(Cross-posted to EA Forum)
TL;DR
If your median estimate for TAI is in 30 years you might have to plan to solve the alignment problem in 5 years
When thinking about AI timelines I like to think about the timeline and high level plan for solutions based on them. I want to encourage others to think about and model timelines in similar ways. The following models are illustrations of the idea but likely not the best way to think about this.
Planning
A while ago I watched the 2001 film Spy Game starring Robert Redford. There is one line in the film that has stuck with me ever since. Redford's character is questioned about being paranoid and responds “When did Noah build the Ark? Before the rain. Before the rain.”
Noah building an ark inland while there was no rain at all would have looked like a paranoid fool. When the early warning signs of light rain started everyone would reasonably argue that there wouldn’t be a flood. As the rain gets heavier people reason that it must be about to reach its peak and so will likely end soon. By the time the water level starts to rise it is too late to start building a raft let alone an ark. There is some point of no return where an otherwise preventable event, that has not yet happened, is no longer possible to prevent from happening.
Example:
(The numbers used in this example are chosen more for ease of demonstration than for being well thought out.)
I’ll assume there is a 10% probability for TAI in 15 years and 50% for 30 years. Or 10% for 2036 and 50% for 2051.
Using the precautionary principle we don’t want to plan to finish solving the problem somewhere around the 50% mark, because this leaves plenty of time to be too late. When considering AI risk the “could happen as early as” matter much more. So pick some point early in the probability distribution that becomes your due date. In this example I’m going with 10%, but pick whatever makes sense to you here.
So the due date for solving the alignment problem becomes 2036 or ~170 months. Actually this is the date that the solution needs to have been implemented. I assume there will be some time between solving the problem and implementing it. Here I think of a solution as the “whiteboard solution” that is the time someone has come up with the initial idea and only just sketched it out on a whiteboard. This I am going to assume is 5 years.

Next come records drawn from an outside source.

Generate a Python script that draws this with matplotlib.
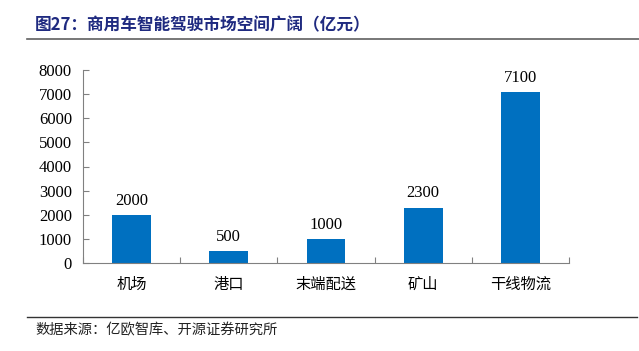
import matplotlib.pyplot as plt
from matplotlib.lines import Line2D

plt.rcParams['font.family'] = ['Liberation Serif', 'Noto Sans CJK SC']

categories = ['机场', '港口', '末端配送', '矿山', '干线物流']
values = [2000, 500, 1000, 2300, 7100]
yticks = [0, 1000, 2000, 3000, 4000, 5000, 6000, 7000, 8000]

fig = plt.figure(figsize=(6.39, 3.51), dpi=100)
W, H = 639, 351
ax = fig.add_axes([83 / W, 1 - 263 / H, (569 - 83) / W, (263 - 70) / H])

x = range(len(categories))
ax.bar(x, values, width=0.4, color='#0070C0', zorder=2)
for i, v in zip(x, values):
    ax.text(i, v + 250, str(v), ha='center', va='bottom', fontsize=12,
            family='Liberation Serif')

ax.set_xlim(-0.5, len(categories) - 0.5)
ax.set_ylim(0, 8000)
ax.set_yticks(yticks)
ax.set_yticklabels([str(t) for t in yticks], fontsize=12, family='Liberation Serif')
ax.set_xticks([i + 0.5 for i in range(-1, len(categories))])
ax.set_xticklabels([])
ax.tick_params(axis='both', direction='in', length=4, color='#808080', width=0.8)
ax.tick_params(axis='y', pad=8)
for i, c in enumerate(categories):
    ax.text(i, -0.065, c, transform=ax.get_xaxis_transform(), ha='center', va='top',
            fontsize=11, family='Noto Sans CJK SC')

for s in ['top', 'right']:
    ax.spines[s].set_visible(False)
for s in ['left', 'bottom']:
    ax.spines[s].set_color('#808080')
    ax.spines[s].set_linewidth(0.8)

fig.text(35 / W, 1 - 25 / H, '图27：商用车智能驾驶市场空间广阔（亿元）', fontsize=12,
         fontweight='bold', color='#1F2A80', va='center', ha='left',
         family=['Noto Sans CJK SC', 'Liberation Serif'])
fig.add_artist(Line2D([27 / W, 1.0], [1 - 39 / H, 1 - 39 / H], color='#606060', lw=1.2))
fig.add_artist(Line2D([27 / W, 637 / W], [1 - 317 / H, 1 - 317 / H], color='#333333', lw=1.0))
fig.text(35 / W, 1 - 330 / H, '数据来源：亿欧智库、开源证券研究所', fontsize=10.3,
         color='#222222', va='center', ha='left', family='Noto Sans CJK SC')

fig.savefig('out.png', dpi=100)
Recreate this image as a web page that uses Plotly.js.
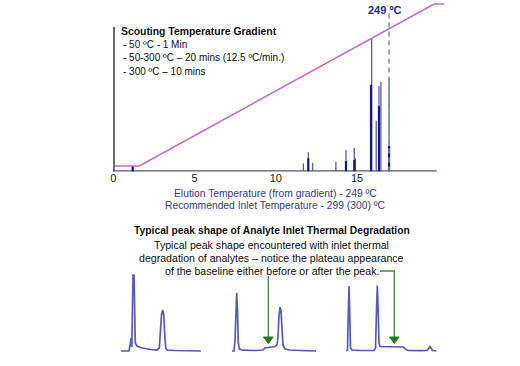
<!DOCTYPE html>
<html>
<head>
<meta charset="utf-8">
<script src="https://cdn.plot.ly/plotly-3.0.1.min.js"></script>
<style>html,body{margin:0;padding:0;background:#fff;}#chart{width:520px;height:366px;}</style>
</head>
<body>
<div id="chart"></div>
<script>
// ---- main chromatogram data (time in min) ----
const peakTimes   = [1.19, 11.70, 12.00, 12.27, 13.70, 14.32, 14.83, 14.90, 15.90, 16.18, 16.35, 16.47, 16.97];
const peakHeights = [4.2, 6.0, 14.5, 6.4, 7.4, 16.2, 17.7, 10.0, 100, 38.3, 64.5, 67.8, 69.8];
const coreTimes   = [1.19, 12.00, 14.32, 14.83, 15.86, 16.35, 16.97];
const coreHeights = [4.2, 10.0, 8.0, 8.7, 65.3, 49.4, 19.2];
// ---- oven temperature gradient ----
const gradTime = [0, 1.6, 19.74, 20.37];
const gradTemp = [50, 50, 300, 300];
// ---- elution marker ----
const elutionTime = 16.97;
const elutionMarkerTop = 119.6;
const xTickVals = [0, 5, 10, 15];
// ---- example degradation chromatograms ----
const chromA_t = [0, 0.8, 0.95, 1.0, 1.08, 1.13, 1.17, 1.2, 1.3, 1.37, 1.43, 1.6, 2.1, 3.0, 3.6, 3.83, 3.95, 4.05, 4.17, 4.28, 4.38, 4.47, 4.6, 5.4, 8.0];
const chromA_y = [0, 0, 8, 13, 4, 40, 70, 76, 76, 20, 8, 5, 3, 1.5, 1, 3, 20, 36, 41, 36, 15, 3, 1, 0.5, 0];
const chromB_t = [0, 0.23, 0.33, 0.41, 0.5, 0.58, 0.66, 0.78, 1.13, 2.33, 3.13, 3.33, 3.83, 4.33, 4.53, 4.63, 4.73, 4.83, 4.93, 5.03, 5.13, 5.33, 5.83, 6.83, 8.43];
const chromB_y = [0, 0, 10, 40, 58, 40, 8, 2, 0.8, 0.5, 1, 3, 3.5, 4.5, 6, 15, 35, 44, 40, 20, 6, 2, 1, 0.5, 0];
const chromC_t = [0, 0.15, 0.23, 0.3, 0.37, 0.45, 0.6, 1.4, 2.8, 2.95, 3.05, 3.13, 3.22, 3.3, 3.4, 4.4, 5.4, 5.73, 6.0, 6.23, 7.4, 8.1, 8.3, 8.4, 8.5, 8.65, 9.07];
const chromC_y = [0, 1, 40, 65, 40, 3, 1, 0.5, 0.5, 3, 40, 65.5, 40, 8, 4.5, 4.5, 4.3, 4, 1.5, 0.5, 0.3, 0.5, 3, 4.5, 3, 0.5, 0];

const W = 520, H = 366;
const X = p => p / W;
const Y = p => 1 - p / H;
const FONT = 'Arial, "Liberation Sans", sans-serif';

function sticks(ts, hs) {
  const x = [], y = [];
  ts.forEach((t, i) => { x.push(t, t, null); y.push(0, hs[i], null); });
  return {x, y};
}
const outl = sticks(peakTimes, peakHeights);
const core = sticks(coreTimes, coreHeights);

const chromColor = '#5858c6';
const traces = [
  {x: gradTime, y: gradTemp, yaxis: 'y2', type: 'scatter', mode: 'lines',
   line: {color: '#c46cc8', width: 1.6}, hoverinfo: 'skip'},
  {x: outl.x, y: outl.y, type: 'scatter', mode: 'lines',
   line: {color: '#5a5ab8', width: 1.3}, hoverinfo: 'skip'},
  {x: core.x, y: core.y, type: 'scatter', mode: 'lines',
   line: {color: '#16168e', width: 2.2}, hoverinfo: 'skip'},
  {x: [elutionTime, elutionTime], y: [0, elutionMarkerTop], type: 'scatter', mode: 'lines',
   line: {color: '#7d9c7d', width: 1.5, dash: '5px,4px'}, hoverinfo: 'skip'},
  {x: chromA_t, y: chromA_y, xaxis: 'x2', yaxis: 'y3', type: 'scatter', mode: 'lines',
   line: {color: chromColor, width: 1.7}, hoverinfo: 'skip'},
  {x: chromB_t, y: chromB_y, xaxis: 'x3', yaxis: 'y4', type: 'scatter', mode: 'lines',
   line: {color: chromColor, width: 1.7}, hoverinfo: 'skip'},
  {x: chromC_t, y: chromC_y, xaxis: 'x4', yaxis: 'y5', type: 'scatter', mode: 'lines',
   line: {color: chromColor, width: 1.7}, hoverinfo: 'skip'}
];

const hidden = {visible: false, showgrid: false, zeroline: false, fixedrange: true};
const miniY = [Y(356), Y(271)];

const green = '#3f8c3f', greenHead = '#1f7a1f';
const shapes = [
  // x axis baseline
  {type: 'line', xref: 'x', yref: 'y', x0: 0, x1: 19.9, y0: 0, y1: 0,
   line: {color: '#55557a', width: 2.5}, layer: 'below'},
  // left axis
  {type: 'line', xref: 'paper', yref: 'paper', x0: X(114), x1: X(114), y0: Y(171.5), y1: Y(27),
   line: {color: '#6c6c6c', width: 2}},
  // arrow B
  {type: 'line', xref: 'paper', yref: 'paper', x0: X(268.3), x1: X(268.3), y0: Y(276), y1: Y(337.5),
   line: {color: green, width: 1.3}},
  {type: 'path', xref: 'paper', yref: 'paper',
   path: `M ${X(263.5)} ${Y(337)} L ${X(273.1)} ${Y(337)} L ${X(268.3)} ${Y(343.5)} Z`,
   fillcolor: greenHead, line: {color: greenHead, width: 1}},
  // arrow C (connector from text)
  {type: 'path', xref: 'paper', yref: 'paper',
   path: `M ${X(380)} ${Y(271)} L ${X(394.3)} ${Y(271)} L ${X(394.3)} ${Y(337.5)}`,
   line: {color: green, width: 1.3}},
  {type: 'path', xref: 'paper', yref: 'paper',
   path: `M ${X(389.5)} ${Y(337)} L ${X(399.1)} ${Y(337)} L ${X(394.3)} ${Y(343.5)} Z`,
   fillcolor: greenHead, line: {color: greenHead, width: 1}}
];

function txt(text, px, py, opts) {
  return Object.assign({text, xref: 'paper', yref: 'paper', x: X(px), y: Y(py),
    xanchor: 'left', yanchor: 'middle', showarrow: false,
    font: {family: FONT, size: 10, color: '#111'}}, opts || {});
}
const navy = '#3a3a96';
const annotations = [
  txt('<b>Scouting Temperature Gradient</b>', 118.5, 31.5, {font: {family: FONT, size: 10.4, color: '#111'}}),
  txt('- 50 ºC - 1 Min', 121, 44.5),
  txt('- 50-300 ºC – 20 mins (12.5 ºC/min.)', 121, 58),
  txt('- 300 ºC – 10 mins', 121, 71),
  txt('<b>249 ºC</b>', 384, 10, {xanchor: 'center', font: {family: FONT, size: 11, color: '#2b2b8c'}}),
  txt('Elution Temperature (from gradient) - 249 ºC', 275, 193.5, {xanchor: 'center', font: {family: FONT, size: 10.3, color: navy}}),
  txt('Recommended Inlet Temperature - 299 (300) ºC', 275, 206, {xanchor: 'center', font: {family: FONT, size: 10.3, color: navy}}),
  txt('<b>Typical peak shape of Analyte Inlet Thermal Degradation</b>', 271.5, 230, {xanchor: 'center', font: {family: FONT, size: 10.3, color: '#111'}}),
  txt('Typical peak shape encountered with inlet thermal', 271, 245, {xanchor: 'center', font: {family: FONT, size: 10.6, color: '#111'}}),
  txt('degradation of analytes – notice the plateau appearance', 271, 258, {xanchor: 'center', font: {family: FONT, size: 10.6, color: '#111'}}),
  txt('of the baseline either before or after the peak.', 271.5, 270.5, {xanchor: 'center', font: {family: FONT, size: 10.6, color: '#111'}})
];

const layout = {
  width: W, height: H,
  margin: {l: 0, r: 0, t: 0, b: 0, pad: 0},
  paper_bgcolor: '#fff', plot_bgcolor: 'rgba(0,0,0,0)',
  showlegend: false,
  xaxis: {domain: [X(113.3), X(446.4)], range: [0, 20.5], tickvals: xTickVals,
          ticks: '', ticklabelstandoff: -2,
          showgrid: false, zeroline: false, showline: false, fixedrange: true,
          tickfont: {family: FONT, size: 11, color: '#222'}, anchor: 'y'},
  yaxis: Object.assign({domain: [Y(171.5), Y(2)], range: [0, 127.9], anchor: 'x'}, hidden),
  yaxis2: Object.assign({overlaying: 'y', range: [41.5, 303.1], anchor: 'x'}, hidden),
  xaxis2: Object.assign({domain: [X(121), X(201)], range: [0, 8], anchor: 'y3'}, hidden),
  yaxis3: Object.assign({domain: miniY, range: [-5, 80], anchor: 'x2'}, hidden),
  xaxis3: Object.assign({domain: [X(231.7), X(316)], range: [0, 8.43], anchor: 'y4'}, hidden),
  yaxis4: Object.assign({domain: miniY, range: [-5, 80], anchor: 'x3'}, hidden),
  xaxis4: Object.assign({domain: [X(346), X(436.7)], range: [0, 9.07], anchor: 'y5'}, hidden),
  yaxis5: Object.assign({domain: miniY, range: [-5, 80], anchor: 'x4'}, hidden),
  shapes, annotations
};

Plotly.newPlot('chart', traces, layout, {staticPlot: true, displayModeBar: false});
</script>
</body>
</html>
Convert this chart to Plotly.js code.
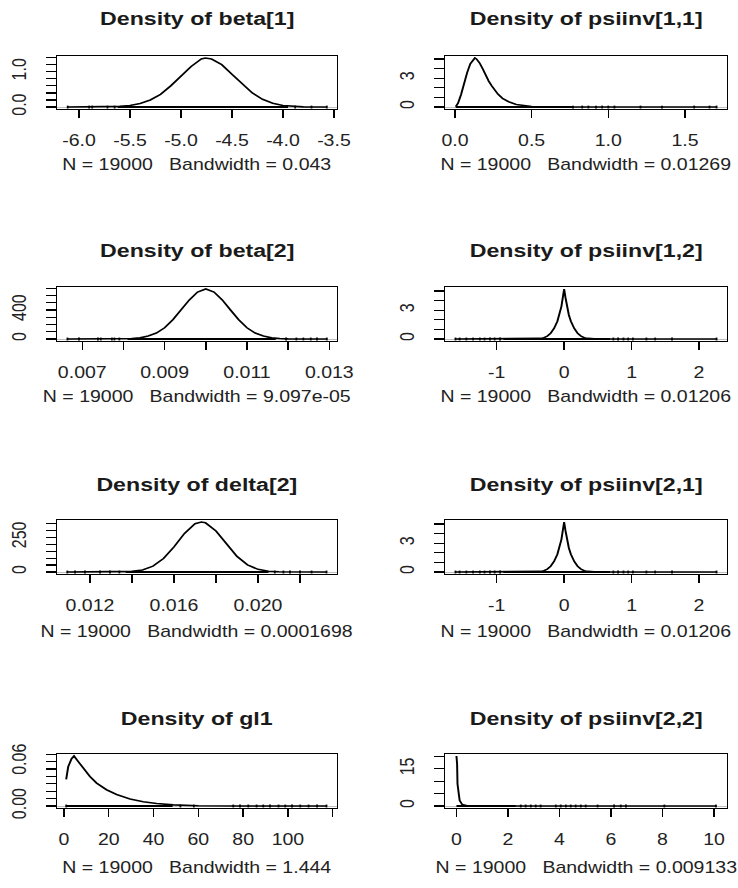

So the due date for solving the alignment problem becomes 2031 or ~104 months. If we consider the planning fallacy though we would be quite optimistic to think we would finish the project on time. We need to have a much more aggressive internal target. Here I will cut the project time in half, removing another 5 years.
So the due date for solving the alignment problem becomes 2026 or ~52 months. From here you might start planning these 52 months on a more granular, inside view detail. For some people at this level (and example numbers) the plan here might be 1) study, 2) research. Which could put some pressure on how much time you have for schooling to get anything else done.
The top-line result of AI timeline work tends to be the median probability point. What I show here is that this point can seem deceptively far away in terms of how urgently we need to take action. In this example I quite quickly went from a 2051 median to a 2026 target and greatly increased my sense of urgency.
What I'm trying to say is that it's much harder to do AI alignment research while models are still small, so TAI timelines somewhat dictate the progress of AI alignment research. If I wanted my 5 year plan to have the best chance at success, I would have "test this on a dog-intelligence-level AI" in my plan, even if I thought that probably wouldn't arrive by 2036, because that would make AI alignment research much easier.